Civile

Protezione internazionale, il giudice ordinario non può contestare la violazione del trattato di Dublino

L’individuazione dello stato competente ad esaminare la domanda di asilo spetta all’unità di Dublino presso il Viminale

di Patrizia Maciocchi

Il giudice ordinario non può rilevare le violazioni formali del Regolamento di Dublino, che si sono verificate nel corso della procedura per la domanda di protezione internazionale, perché non ne ha la competenza. Il suo sindacato è, infatti, limitato alla verifica dell’esistenza di carenze sistemiche nella procedura di asilo e alle condizioni di accoglienza dei richiedenti nello Stato membro designato, che possano comportare il rischio di trattamenti inumani e degradanti in base alla Carta dei diritti fondamentali dell’Unione europea.

La competenza del Viminale

Partendo da questo principio il giudice ordinario nazionale non può dunque eccepire violazioni del Regolamento di Dublino nel caso, come quello esaminato, in cui sia stato impugnato un provvedimento di ripresa in carico di un immigrato già accettata da parte di uno Stato membro Ue. La Corte di cassazione, con la sentenza 23587, ricorda che l’individuazione dello Stato competente ad esaminare la domanda di protezione internazionale spetta, in base alle norme sul riconoscimento dello status di rifugiato (Dlgs 25/2008, articolo 3 comma 3) all’amministrazione e, precisamente all’unità di Dublino che opera presso il dipartimento per le libertà civili e l’immigrazione del ministero dell’Interno e non al giudice ordinario. La Suprema corte accoglie dunque il ricorso del Viminale, contro il decreto con il quale il Tribunale di Roma annullava il provvedimento, emesso dall’unità di Dublino presso il ministero dell’Interno, che disponeva il trasferimento di un cittadino afgano in Norvegia, dove lo stesso immigrato aveva fatto domanda di asilo in prima battuta. Per il Tribunale di Roma, infatti, era stato violato il Trattato di Dublino (articolo 4, paragrafo 2, del Regolamento Ce 604/2013) perché non erano state fornite al richiedente asilo tutte le informazioni che garantivano la sua partecipazione effettiva e consapevole alla procedura di trasferimento in un altro Paese Ue.

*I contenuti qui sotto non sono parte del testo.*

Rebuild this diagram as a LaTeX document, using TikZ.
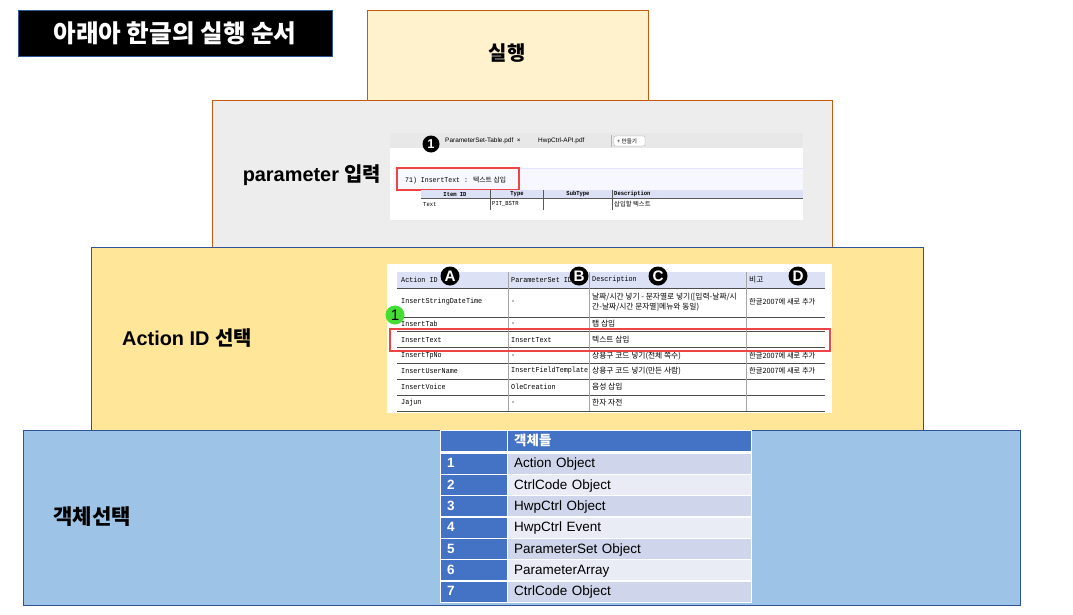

Il sindacato del giudice ordinario

La Suprema corte spiega però che il giudice ordinario è andato così oltre i suoi poteri, limitati alla verifica di un eventuale rischio di trattamenti inumani e degradanti. E anche nell’esercitare questo controllo deve comunque tenere conto del fatto che fra gli Stati membri della Ue vige un principio generale di reciproca fiducia tra sistemi di asilo nazionali (articolo 78 del Tfue) e il mutuo riconoscimento delle decisioni emesse dalle singole autorità nazionali. Per finire, i giudici di legittimità ricordano che contro i provvedimenti dello Stato indicato come competente, che siano in contrasto con le norme comuni sull’asilo o con la Carta dei diritti fondamentali, il diretto interessato può fare ricorso alla Corte di giustizia dell’Unione europea.